— BEGIN —

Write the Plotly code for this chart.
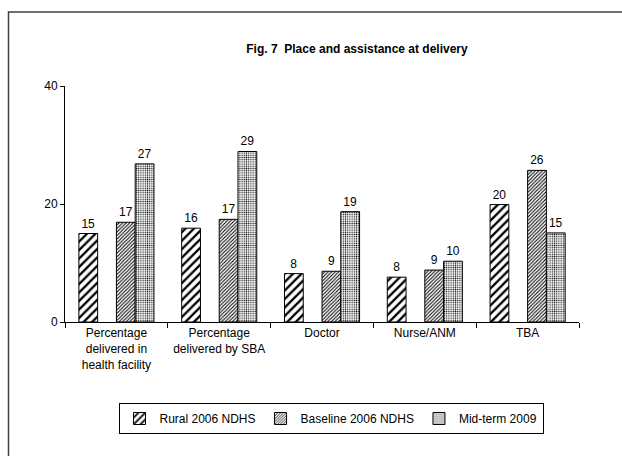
import plotly.graph_objects as go

categories = ["Percentage<br>delivered in<br>health facility", "Percentage<br>delivered by SBA",
              "Doctor", "Nurse/ANM", "TBA"]
series_names = ["Rural 2006 NDHS", "Baseline 2006 NDHS", "Mid-term 2009"]
rural = [15.0, 15.9, 8.2, 7.6, 19.9]
baseline = [16.9, 17.4, 8.6, 8.8, 25.7]
midterm = [26.8, 28.9, 18.7, 10.3, 15.1]
rural_labels = [15, 16, 8, 8, 20]
baseline_labels = [17, 17, 9, 9, 26]
midterm_labels = [27, 29, 19, 10, 15]

W, H = 622, 456
L, R, T, B = 65, 43, 86, 134

bw = 0.1826
start = -0.365
font = "Liberation Sans, Arial, sans-serif"

fig = go.Figure()
specs = [
    (series_names[0], rural, rural_labels, start, dict(shape="/", size=6, solidity=0.38)),
    (series_names[1], baseline, baseline_labels, start + 2 * bw, dict(shape="/", size=2.5, solidity=0.42)),
    (series_names[2], midterm, midterm_labels, start + 3 * bw, dict(shape=".", size=2.2, solidity=0.3)),
]
for name, vals, labs, off, pat in specs:
    fig.add_trace(go.Bar(
        name=name, x=categories, y=vals, width=bw, offset=off,
        text=[str(v) for v in labs], textposition="outside", cliponaxis=False,
        textfont=dict(family=font, size=12, color="black"),
        marker=dict(color="white", line=dict(color="black", width=1),
                    pattern=dict(fgcolor="black", bgcolor="white", fillmode="replace", **pat)),
    ))

plot_w = W - L - R
plot_h = H - T - B
def px2paper_x(px):
    return (px - L) / plot_w
def px2paper_y(py):
    return (H - B - py) / plot_h

fig.add_shape(type="rect", xref="paper", yref="paper",
              x0=px2paper_x(8.5), x1=px2paper_x(700), y0=px2paper_y(12), y1=px2paper_y(520),
              line=dict(color="#404040", width=1.5), fillcolor="rgba(0,0,0,0)", layer="below")

fig.update_layout(
    width=W, height=H, margin=dict(l=L, r=R, t=T, b=B, pad=0),
    paper_bgcolor="white", plot_bgcolor="white",
    barmode="overlay",
    font=dict(family=font, size=12, color="black"),
    title=dict(text="<b>Fig. 7  Place and assistance at delivery</b>", x=357 / W, xanchor="center",
               y=1 - 49 / H, yanchor="middle", xref="container", yref="container",
               font=dict(family=font, size=12, color="black")),
    showlegend=True,
    legend=dict(orientation="h", x=px2paper_x(331), xanchor="center", y=px2paper_y(403), yanchor="top",
                bordercolor="black", borderwidth=1, bgcolor="white",
                font=dict(family=font, size=12, color="black"),
                itemwidth=30, traceorder="normal", tracegroupgap=0),
    xaxis=dict(type="category", showline=True, linecolor="black", linewidth=1,
               ticks="outside", ticklen=5, tickcolor="black", tickson="boundaries",
               showgrid=False, zeroline=False, tickfont=dict(family=font, size=12, color="black")),
    yaxis=dict(range=[0, 40], tickvals=[0, 20, 40], showline=True, linecolor="black", linewidth=1,
               ticks="outside", ticklen=4, tickcolor="black", showgrid=False, zeroline=False,
               tickfont=dict(family=font, size=12, color="black")),
)

fig.write_html("out.html", config={"displayModeBar": False},
               post_script="document.body.style.margin='0';document.body.style.overflow='hidden';")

— END —

### [Request]
Set the lines above down again, word for word, from the first through the one containing "import plotly.graph_objects as go"; pictures excluded.

### [Solution to this task]
Write the Plotly code for this chart.
import plotly.graph_objects as go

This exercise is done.